OrbStack alternative for macOS
Zenithal vs OrbStack
OrbStack is fast - genuinely one of the quickest ways to run containers and Linux machines on a Mac. Zenithal takes a different bet: a native SwiftUI GUI focused on managing Docker and Kubernetes visually, with a Compose builder and built-in security scanning. Here is an honest comparison, including where OrbStack is simply ahead.
Free tier · Pro $7/mo · macOS 13.0+
OrbStack is engine-first
CVE detection in-app
Free tier included
Feature-by-Feature Comparison
An honest side-by-side - including where OrbStack comes out ahead.
OrbStack's engine is hard to beat
Let us be direct: OrbStack is exceptionally fast. Container startup, file-system performance, networking, and full Linux VMs are its core strengths, and it sips memory while doing it. If raw engine performance and running Linux machines are your priority, OrbStack is excellent and you should consider it seriously.
Zenithal runs the Docker engine on Lima VM, which is a solid open foundation but has a slower cold start than OrbStack's tuned VM. Zenithal does not run general Linux machines - it is focused on containers and Kubernetes.
Honest note: on engine speed, startup, Linux VMs, and memory, OrbStack leads. We are not going to pretend otherwise.

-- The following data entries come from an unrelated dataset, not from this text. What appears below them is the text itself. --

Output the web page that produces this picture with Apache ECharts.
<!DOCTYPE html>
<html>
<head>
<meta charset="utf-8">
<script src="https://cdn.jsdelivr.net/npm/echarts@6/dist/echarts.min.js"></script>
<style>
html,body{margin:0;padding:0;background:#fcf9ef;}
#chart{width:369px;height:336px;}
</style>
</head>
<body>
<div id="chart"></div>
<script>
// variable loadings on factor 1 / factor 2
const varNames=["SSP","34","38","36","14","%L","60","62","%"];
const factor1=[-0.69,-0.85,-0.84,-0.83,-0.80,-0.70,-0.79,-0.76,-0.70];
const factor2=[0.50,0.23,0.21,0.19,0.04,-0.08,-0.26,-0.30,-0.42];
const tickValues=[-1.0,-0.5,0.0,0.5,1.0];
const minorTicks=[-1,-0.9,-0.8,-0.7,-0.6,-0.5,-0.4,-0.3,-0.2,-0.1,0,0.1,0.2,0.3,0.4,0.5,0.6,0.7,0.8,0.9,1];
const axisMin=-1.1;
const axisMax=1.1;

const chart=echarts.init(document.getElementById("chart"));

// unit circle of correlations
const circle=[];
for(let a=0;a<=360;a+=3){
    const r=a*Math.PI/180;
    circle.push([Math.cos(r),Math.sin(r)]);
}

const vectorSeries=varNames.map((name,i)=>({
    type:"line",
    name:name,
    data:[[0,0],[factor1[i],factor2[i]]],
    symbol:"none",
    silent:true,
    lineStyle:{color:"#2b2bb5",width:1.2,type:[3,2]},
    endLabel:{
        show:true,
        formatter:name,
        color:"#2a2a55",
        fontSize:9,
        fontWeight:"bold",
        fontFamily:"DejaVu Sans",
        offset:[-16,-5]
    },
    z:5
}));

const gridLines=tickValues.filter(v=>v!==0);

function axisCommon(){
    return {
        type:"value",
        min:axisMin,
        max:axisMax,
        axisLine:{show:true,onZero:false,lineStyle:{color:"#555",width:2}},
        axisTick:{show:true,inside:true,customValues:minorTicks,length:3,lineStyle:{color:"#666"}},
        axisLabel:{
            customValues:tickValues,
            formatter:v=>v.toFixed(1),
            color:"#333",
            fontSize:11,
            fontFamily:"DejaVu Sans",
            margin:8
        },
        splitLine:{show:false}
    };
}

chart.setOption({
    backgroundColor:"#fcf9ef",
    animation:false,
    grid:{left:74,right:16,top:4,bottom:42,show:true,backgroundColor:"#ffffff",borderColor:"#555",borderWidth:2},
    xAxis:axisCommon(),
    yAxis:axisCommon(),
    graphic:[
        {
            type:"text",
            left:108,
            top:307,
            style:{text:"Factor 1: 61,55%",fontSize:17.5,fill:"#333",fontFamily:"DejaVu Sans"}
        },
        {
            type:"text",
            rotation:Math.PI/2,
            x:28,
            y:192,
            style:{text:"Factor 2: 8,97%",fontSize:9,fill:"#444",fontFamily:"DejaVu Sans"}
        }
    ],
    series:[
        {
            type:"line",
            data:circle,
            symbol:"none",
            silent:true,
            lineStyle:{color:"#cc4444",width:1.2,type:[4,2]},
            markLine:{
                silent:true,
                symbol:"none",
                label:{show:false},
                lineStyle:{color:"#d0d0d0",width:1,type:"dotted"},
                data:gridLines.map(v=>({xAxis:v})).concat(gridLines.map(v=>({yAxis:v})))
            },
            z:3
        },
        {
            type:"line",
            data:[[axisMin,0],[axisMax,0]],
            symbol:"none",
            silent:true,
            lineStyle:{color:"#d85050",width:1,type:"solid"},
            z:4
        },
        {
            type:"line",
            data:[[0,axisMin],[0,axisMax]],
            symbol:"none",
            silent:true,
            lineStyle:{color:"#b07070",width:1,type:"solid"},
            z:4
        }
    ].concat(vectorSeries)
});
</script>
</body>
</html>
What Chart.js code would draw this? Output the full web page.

Where Zenithal pulls ahead: the GUI workflow
OrbStack is engine-first; its UI is intentionally minimal. Zenithal is the opposite - it is a full management GUI. The Visual Compose Builder lets you design multi-container stacks without writing YAML, with pre-deployment validation and a service dependency graph, plus 65+ ready-to-deploy templates.
Security scanning is built into the container workflow using both Trivy and Grype, with CVE detection, CVSS scoring, and one-click remediation. Kubernetes gets a full visual GUI for pods, deployments, and services, including Compose-to-K8s migration.
- Visual Compose Builder - design stacks without YAML
- Trivy + Grype security scanning with CVSS scoring
- Full Kubernetes GUI with Compose-to-K8s migration
- 65+ Compose templates (databases, queues, monitoring)
- Native SwiftUI dashboard - both apps are native, no Electron
Pricing
Both are free for personal use. For paid tiers, Zenithal Pro is a flat $7/month (or $70/year), while OrbStack's commercial license is priced per user. For teams, a flat rate versus per-seat changes the math quickly.
Competitor pricing and features reflect early 2026 - check orbstack.dev for current terms.
Which One Is Right for You?
No tool wins on every axis. Here is where each genuinely fits.
Choose Zenithal if
- You want a full GUI to manage Docker and Kubernetes visually
- You design Compose stacks and want a builder plus templates
- You want built-in image security scanning (Trivy + Grype)
- You prefer a flat $7/mo Pro price over per-seat pricing
- You want a visual Kubernetes workflow, not just CLI
Choose OrbStack if
- Raw engine speed and startup time are your top priority
- You need full Linux machines, not just containers
- You want the lowest possible memory footprint
- You are happy managing things from a minimal UI and CLI
Frequently Asked Questions
Is Zenithal faster than OrbStack?
No. OrbStack has a faster engine and startup time, and a lower memory footprint. Zenithal runs the Docker engine on Lima VM, which trades some speed for an open foundation. Zenithal's advantage is the management GUI - visual Compose, security scanning, and a full Kubernetes interface.
Can Zenithal run full Linux virtual machines like OrbStack?
No. OrbStack can run full Linux machines; Zenithal is focused on containers and Kubernetes. If you specifically need Linux VMs, OrbStack is the better fit.
What does Zenithal offer that OrbStack does not?
A Visual Compose Builder, 65+ Compose templates, built-in Trivy + Grype security scanning with one-click remediation, and a full Kubernetes management GUI including Compose-to-K8s migration. OrbStack's UI is intentionally minimal.
Is Zenithal free?
Yes, there is a free tier with full container management and basic Compose (2 projects, 5 services). Pro is a flat $7/month (or $70/year) and adds the Visual Compose Builder, security scanning, and Kubernetes management.
Do both run natively on Apple Silicon?
Yes. Both Zenithal and OrbStack are native macOS apps that run on Apple Silicon. Zenithal requires macOS 13.0 or later.